La mesure étant susceptible de porter atteinte à la liberté d’aller et de venir, elle doit donc reposer sur des textes prédéterminés et sur le fond faire l’objet d’une délimitation. Concernant, d’une part, l’arrêté couvre-feu pris par le Préfet de la Guadeloupe, ce dernier agit sur l’ordre du ministre, conformément à l’art. 2215-1-3° du Code général des Collectivités territoriales, puisqu’il est alors seul compétent pour prendre les mesures relatives à l’ordre, à la sûreté, à la sécurité et à la salubrité publiques, lorsque le champ d’application excède le territoire d’une commune. En matière de prévention de la délinquance, c’est l’article L.132-8 du Code de la sécurité intérieure qui lui octroie ce pouvoir, puisqu’il peut décider et « dans leur intérêt, une mesure tendant à restreindre la liberté d’aller et de venir des mineurs de treize ans lorsque le fait, pour ceux-ci, de circuler ou de stationner sur la voie publique entre vingt-trois heures et six heures sans être accompagnés de l’un de leurs parents ou du titulaire de l’autorité parentale les expose à un risque manifeste pour leur santé, leur sécurité, leur éducation ou leur moralité. La décision énonce la durée, limitée dans le temps, de la mesure, les circonstances précises de fait et de lieu qui la motivent ainsi que le territoire sur lequel elle s’applique ». Ainsi, afin de mettre un terme aux nombreuses nuits d’émeutes dans cette région et dans la droite ligne de l’action menée dite « Place Nette » afin d’enrailler les trafics et les violences en tous genres sur l’île, le premier ministre a donc décidé de la prise de cet arrêté, destiné à l’ensemble des mineurs sans distinction d’un seuil d’âge particulier. L’arrêté est doublement délimité dans le temps (de 20h à 5h) et dans l’espace (puisqu’il ne concerne que certains quartiers des deux villes).

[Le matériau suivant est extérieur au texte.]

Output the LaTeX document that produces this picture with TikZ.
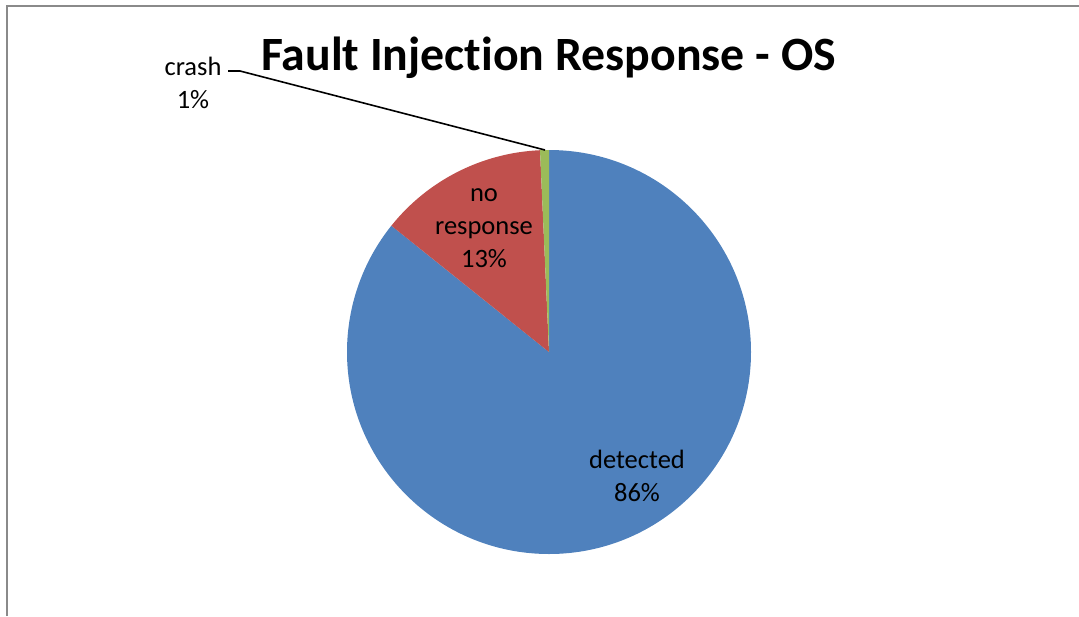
\documentclass[tikz,border=0pt]{standalone}
\usepackage{fontspec}
\setmainfont{Carlito}[Ligatures=NoCommon]
\definecolor{sliceblue}{HTML}{4F81BD}
\definecolor{slicered}{HTML}{C0504D}
\definecolor{slicegreen}{HTML}{9BBB59}
\definecolor{framegray}{HTML}{8A8A8A}
\begin{document}
\begin{tikzpicture}[x=1pt,y=-1pt,
  slicelabel/.style={align=center,font=\fontsize{26.5}{33}\selectfont,inner sep=0pt},
  leader/.style={draw=black,line width=1.6pt}]
\useasboundingbox (0,0) rectangle (1079,616);
% chart frame (left and top edges visible)
\draw[framegray,line width=2.4pt] (7,616) -- (7,6) -- (1079,6);
% pie: centre (549,352), radius 202; angles counter-clockwise, y axis flipped
\coordinate (c) at (549,352);
\def\R{202}
\fill[sliceblue]  (c) -- ++(90:-\R) arc[start angle=-90, end angle=218.7, radius=\R] -- cycle;
\fill[slicered]   (c) -- ++(-141.3:\R) arc[start angle=-141.3, end angle=-92.55, radius=\R] -- cycle;
\fill[slicegreen] (c) -- ++(-92.55:\R) arc[start angle=-92.55, end angle=-90, radius=\R] -- cycle;
% title
\node[font=\fontsize{47.8}{52}\selectfont\bfseries,inner sep=0pt] (title) at (548.5,58) {Fault Injection Response - OS};
% slice labels
\node[slicelabel] (noresp) at (484,228) {no\\response\\13\%};
\node[slicelabel] (det) at (637,476) {detected\\86\%};
\node[slicelabel] (crash) at (193,83) {crash\\1\%};
% crash leader line
\coordinate (lk) at (240,71);
\coordinate (tip) at (545,150);
\draw[leader] (228,71) -- (lk) -- (tip);
\end{tikzpicture}
\end{document}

Il est justifié par le fait que, non seulement le préfet cherche à arrêter les mineurs qui sont eux-mêmes impliqués dans des troubles graves à l’ordre public, mais encore il se donne pour mission de « contribuer à la protection des mineurs contre les dangers auxquels ils sont particulièrement exposés, qui tiennent tant au risque d’être personnellement victimes d’actes de violence qu’à celui d’être mêlés, incités ou accoutumés à de tels actes », notamment en traînant la nuit dehors.

Concernant d’autre part les mesures d’arrêtés d’interdiction d’aller et de venir prises le 1er mai 2024 par le maire de Nice, Christian Estrosi, ou encore le 22 avril et pour cinq mois par Robert Ménard, maire de Béziers, elles se fondent aussi classiquement sur l’article L. 2211-1 du CGCT indiquant in fine que le maire concourt à la politique de prévention de la délinquance par son pouvoir de police générale, article lui-même repris à l’art. L. 132-1 du CSI.

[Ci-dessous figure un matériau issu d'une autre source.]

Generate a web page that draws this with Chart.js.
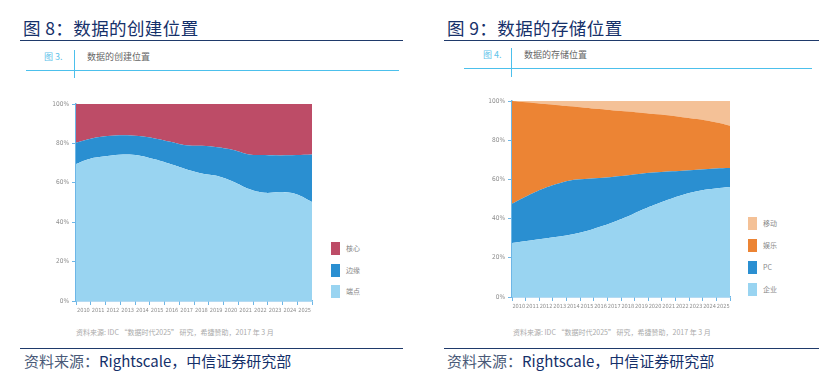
<!DOCTYPE html>
<html>
<head>
<meta charset="utf-8">
<script src="https://cdn.jsdelivr.net/npm/chart.js@4.4.1/dist/chart.umd.min.js"></script>
<style>
  body { margin: 0; width: 837px; height: 377px; background: #fff; position: relative; overflow: hidden;
         font-family: "Noto Sans CJK SC", "Liberation Sans", sans-serif; }
  .abs { position: absolute; white-space: nowrap; }
  .title { font-size: 17.5px; color: #15306a; line-height: 20px; letter-spacing: 0.4px; }
  .navy-line { position: absolute; height: 1.5px; background: #1f3a6b; }
  .blue-line { position: absolute; background: #4cc0ec; }
  .fig-no { font-size: 9px; color: #62c3ea; line-height: 12px; }
  .fig-name { font-size: 9px; color: #666; line-height: 12px; }
  .note { font-size: 7px; color: #aaa; line-height: 10px; }
  .src { font-size: 15px; color: #15306a; line-height: 20px; }
  .src .g { color: #4a5a78; }
  .leg { position: absolute; font-size: 7px; color: #888; line-height: 13px; }
  .leg .sw { display: inline-block; width: 9px; height: 13px; vertical-align: top; margin-right: 6px; }
  canvas { position: absolute; }
</style>
</head>
<body>
<!-- left panel -->
<div class="abs title" style="left:23px; top:18px;">图 8：数据的创建位置</div>
<div class="navy-line" style="left:20px; top:39.5px; width:383px;"></div>
<div class="abs fig-no" style="left:44px; top:51px;">图 3.</div>
<div class="blue-line" style="left:74px; top:50px; width:1px; height:28px;"></div>
<div class="abs fig-name" style="left:87px; top:51px;">数据的创建位置</div>
<div class="blue-line" style="left:26px; top:69.5px; width:373px; height:1px;"></div>
<div style="position:absolute; left:40px; top:96px; width:280px; height:225px;"><canvas id="createChart"></canvas></div>
<div class="leg" id="createLegend" style="left:331px; top:242px;"></div>
<div class="abs note" style="left:76px; top:327px;">资料来源: IDC “数据时代2025” 研究，希捷赞助，2017 年 3 月</div>
<div class="navy-line" style="left:20px; top:347.5px; width:383px;"></div>
<div class="abs src" style="left:24px; top:351px;"><span class="g">资料来源：</span>Rightscale，中信证券研究部</div>

<!-- right panel -->
<div class="abs title" style="left:447px; top:18px;">图 9：数据的存储位置</div>
<div class="navy-line" style="left:444px; top:39.5px; width:375px;"></div>
<div class="abs fig-no" style="left:483px; top:49px;">图 4.</div>
<div class="blue-line" style="left:511px; top:48px; width:1px; height:29px;"></div>
<div class="abs fig-name" style="left:524px; top:49px;">数据的存储位置</div>
<div class="blue-line" style="left:464px; top:68px; width:348px; height:1px;"></div>
<div style="position:absolute; left:476px; top:92px; width:262px; height:225px;"><canvas id="storeChart"></canvas></div>
<div class="leg" id="storeLegend" style="left:748px; top:217px;"></div>
<div class="abs note" style="left:513px; top:327px;">资料来源: IDC “数据时代2025” 研究，希捷赞助，2017 年 3 月</div>
<div class="navy-line" style="left:444px; top:347.5px; width:375px;"></div>
<div class="abs src" style="left:447px; top:351px;"><span class="g">资料来源：</span>Rightscale，中信证券研究部</div>

<script>
const years = ['2010', '2011', '2012', '2013', '2014', '2015', '2016', '2017',
               '2018', '2019', '2020', '2021', '2022', '2023', '2024', '2025'];

// 数据的创建位置 (%), stacked bottom -> top
const endpoint = [69.5, 72.4, 73.6, 74.4, 73.9, 71.9, 69.5, 66.9, 64.7, 63.4, 60.5, 56.8, 54.9, 55.3, 54.2, 50.3];
const edge     = [10.8, 10.1, 10.1, 9.7, 9.8, 10.6, 11.3, 12.1, 14.1, 14.6, 16.1, 17.6, 19.2, 18.6, 19.9, 24.1];
const core     = [19.7, 17.5, 16.3, 15.9, 16.3, 17.5, 19.2, 21.0, 21.2, 22.0, 23.4, 25.6, 25.9, 26.1, 25.9, 25.6];

// 数据的存储位置 (%), stacked bottom -> top
const enterprise    = [27.6, 28.6, 29.6, 30.6, 31.8, 33.4, 35.7, 38.3, 41.2, 44.6, 47.6, 50.3, 52.7, 54.4, 55.4, 56.1];
const pc            = [20.0, 22.8, 25.2, 26.9, 27.7, 26.8, 25.0, 23.1, 20.9, 18.4, 16.0, 13.8, 11.9, 10.7, 10.2, 9.7];
const entertainment = [52.4, 47.9, 43.8, 40.5, 37.8, 36.4, 35.2, 33.8, 32.5, 30.9, 29.6, 28.4, 26.9, 25.4, 23.5, 21.6];
const mobile        = [0.0, 0.7, 1.4, 2.0, 2.7, 3.4, 4.1, 4.8, 5.4, 6.1, 6.8, 7.5, 8.5, 9.5, 10.9, 12.6];

const yTicks = [0, 20, 40, 60, 80, 100];

const CRIMSON = '#bd4c67';
const MID_BLUE = '#2a8fd1';
const LIGHT_BLUE = '#99d4f1';
const ORANGE = '#ec8434';
const PEACH = '#f4c197';
const AXIS_BLUE = '#6db6e6';
const TICK_GREY = '#8c8c8c';
const TICK_FONT = 'DejaVu Sans Condensed, Liberation Sans Narrow, Liberation Sans';

function areaSet(label, data, color, first) {
  return {
    label: label,
    data: data,
    xAxisID: 'xd',
    backgroundColor: color,
    borderColor: color,
    borderWidth: 0,
    pointRadius: 0,
    tension: 0.4,
    fill: first ? 'origin' : '-1',
  };
}

function makeChart(id, datasets, pad) {
  return new Chart(document.getElementById(id), {
    type: 'line',
    data: { labels: years, datasets: datasets },
    options: {
      responsive: true,
      maintainAspectRatio: false,
      animation: false,
      layout: { padding: pad },
      plugins: { legend: { display: false }, tooltip: { enabled: false } },
      scales: {
        // visible year axis: labels centred in each slot, ticks on the boundaries
        x: {
          type: 'category',
          offset: true,
          grid: { offset: true, drawOnChartArea: false, color: AXIS_BLUE, tickLength: 4 },
          border: { color: AXIS_BLUE, width: 1.5 },
          ticks: { color: TICK_GREY, font: { family: TICK_FONT, size: 5.6 },
                    maxRotation: 0, autoSkip: false, padding: 2 },
          afterFit: s => { s.height = 16; },
        },
        // hidden axis that carries the areas edge to edge
        xd: { type: 'category', offset: false, display: false },
        y: {
          stacked: true,
          min: 0,
          max: 100,
          afterBuildTicks: s => { s.ticks = yTicks.map(v => ({ value: v })); },
          grid: { drawOnChartArea: false, color: AXIS_BLUE, tickLength: 4 },
          border: { color: AXIS_BLUE, width: 1.5 },
          ticks: { color: TICK_GREY, font: { family: TICK_FONT, size: 6.5 },
                   padding: 3, callback: v => v + '%' },
          afterFit: s => { s.width = 36; },
        },
      },
    },
  });
}

function buildLegend(elId, chart, gap) {
  const box = document.getElementById(elId);
  chart.data.datasets.slice().reverse().forEach(ds => {
    const row = document.createElement('div');
    row.style.marginBottom = gap + 'px';
    row.innerHTML = '<span class="sw" style="background:' + ds.backgroundColor + '"></span>' + ds.label;
    box.appendChild(row);
  });
}

const createChart = makeChart('createChart', [
  areaSet('端点', endpoint, LIGHT_BLUE, true),
  areaSet('边缘', edge, MID_BLUE),
  areaSet('核心', core, CRIMSON),
], { top: 8, right: 8, bottom: 4, left: 0 });

const storeChart = makeChart('storeChart', [
  areaSet('企业', enterprise, LIGHT_BLUE, true),
  areaSet('PC', pc, MID_BLUE),
  areaSet('娱乐', entertainment, ORANGE),
  areaSet('移动', mobile, PEACH),
], { top: 9, right: 8, bottom: 4, left: 0 });

buildLegend('createLegend', createChart, 8.5);
buildLegend('storeLegend', storeChart, 9);
</script>
</body>
</html>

Ces arrêtés couvre-feux peuvent-ils être contrôlés ?

 Au nom de la légalité, un recours en excès de pouvoir au fond comme en référé est donc toujours possible contre les mesures de police administrative dans le délai de 2 mois à compter de leur publication. Le juge administratif aura à cœur de vérifier la proportionnalité de la mesure de police prise par rapport au contexte en présence. En effet, la limitation ainsi portée aux libertés par ces mesures doit être motivée par des circonstances locales particulières. Ainsi, le maire de Béziers qui avait vu un précédent arrêté de 2014 annulé par le juge administratif aura eu à cœur de le délimiter doublement en ne l’appliquant qu’à certains quartiers et certaines heures, interdisant aux mineurs de moins de treize ans non accompagnés de déambuler la nuit entre 23h et 6h. De la même manière, le maire de Nice, s’il délimite la portée du couvre-feu à certains quartiers les plus difficiles en termes de sécurité, aux mineurs de moins de 13 ans et le cantonne de 23h à 6h jusqu’au 31 août prochain, en revanche le couvre-feu est élargi aux mineurs de moins de 16 ans pour le seul quartier des Moulins en proie à des gangs rivaux, véritables poisons de la sécurité urbaine.

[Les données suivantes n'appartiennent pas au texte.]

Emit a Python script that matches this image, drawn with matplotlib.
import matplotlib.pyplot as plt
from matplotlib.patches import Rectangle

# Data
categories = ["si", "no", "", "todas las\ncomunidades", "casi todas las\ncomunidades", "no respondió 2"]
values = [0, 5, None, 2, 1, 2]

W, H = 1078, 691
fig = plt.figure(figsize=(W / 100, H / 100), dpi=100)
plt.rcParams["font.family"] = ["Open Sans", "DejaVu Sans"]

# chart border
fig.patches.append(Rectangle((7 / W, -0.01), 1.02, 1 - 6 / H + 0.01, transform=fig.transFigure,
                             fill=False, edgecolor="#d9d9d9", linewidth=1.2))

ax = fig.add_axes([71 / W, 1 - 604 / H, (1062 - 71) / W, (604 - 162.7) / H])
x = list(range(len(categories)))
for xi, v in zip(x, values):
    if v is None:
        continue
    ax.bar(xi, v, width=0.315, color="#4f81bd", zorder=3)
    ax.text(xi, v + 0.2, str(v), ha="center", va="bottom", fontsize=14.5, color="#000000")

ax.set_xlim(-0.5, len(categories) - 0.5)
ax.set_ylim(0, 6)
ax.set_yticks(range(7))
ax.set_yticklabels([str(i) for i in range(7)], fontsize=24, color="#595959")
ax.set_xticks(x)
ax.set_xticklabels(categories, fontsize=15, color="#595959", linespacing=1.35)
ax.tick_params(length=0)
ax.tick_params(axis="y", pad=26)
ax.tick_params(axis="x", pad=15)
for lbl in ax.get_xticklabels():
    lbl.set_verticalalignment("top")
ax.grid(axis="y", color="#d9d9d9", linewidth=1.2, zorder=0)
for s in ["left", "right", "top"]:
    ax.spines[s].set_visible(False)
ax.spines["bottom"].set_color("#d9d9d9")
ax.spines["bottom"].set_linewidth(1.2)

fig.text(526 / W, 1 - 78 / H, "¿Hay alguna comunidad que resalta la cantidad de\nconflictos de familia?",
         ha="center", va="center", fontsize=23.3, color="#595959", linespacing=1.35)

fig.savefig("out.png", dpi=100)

Ces arrêtés couvre-feux sont- ils efficaces ?

Si ces différents arrêtés ont reçu l’aval et le soutien du ministre de l’Intérieur, en revanche on peut s’interroger quant à la réelle portée de ce procédé. En effet, une fois les jeunes délinquants arrêtés, qu’adviendra-t-il  s’ils sont ramenés chez eux ? Ne seront-ils pas tentés de recommencer et surtout le maire aura-t-il les forces de l’ordre nécessaires à disposition afin de faire respecter ces interdictions ? Ils témoignent également du fait que l’action « place nette » récemment menée, n’a sans doute pas été suffisante afin de dissuader les délinquants en herbe d’agir.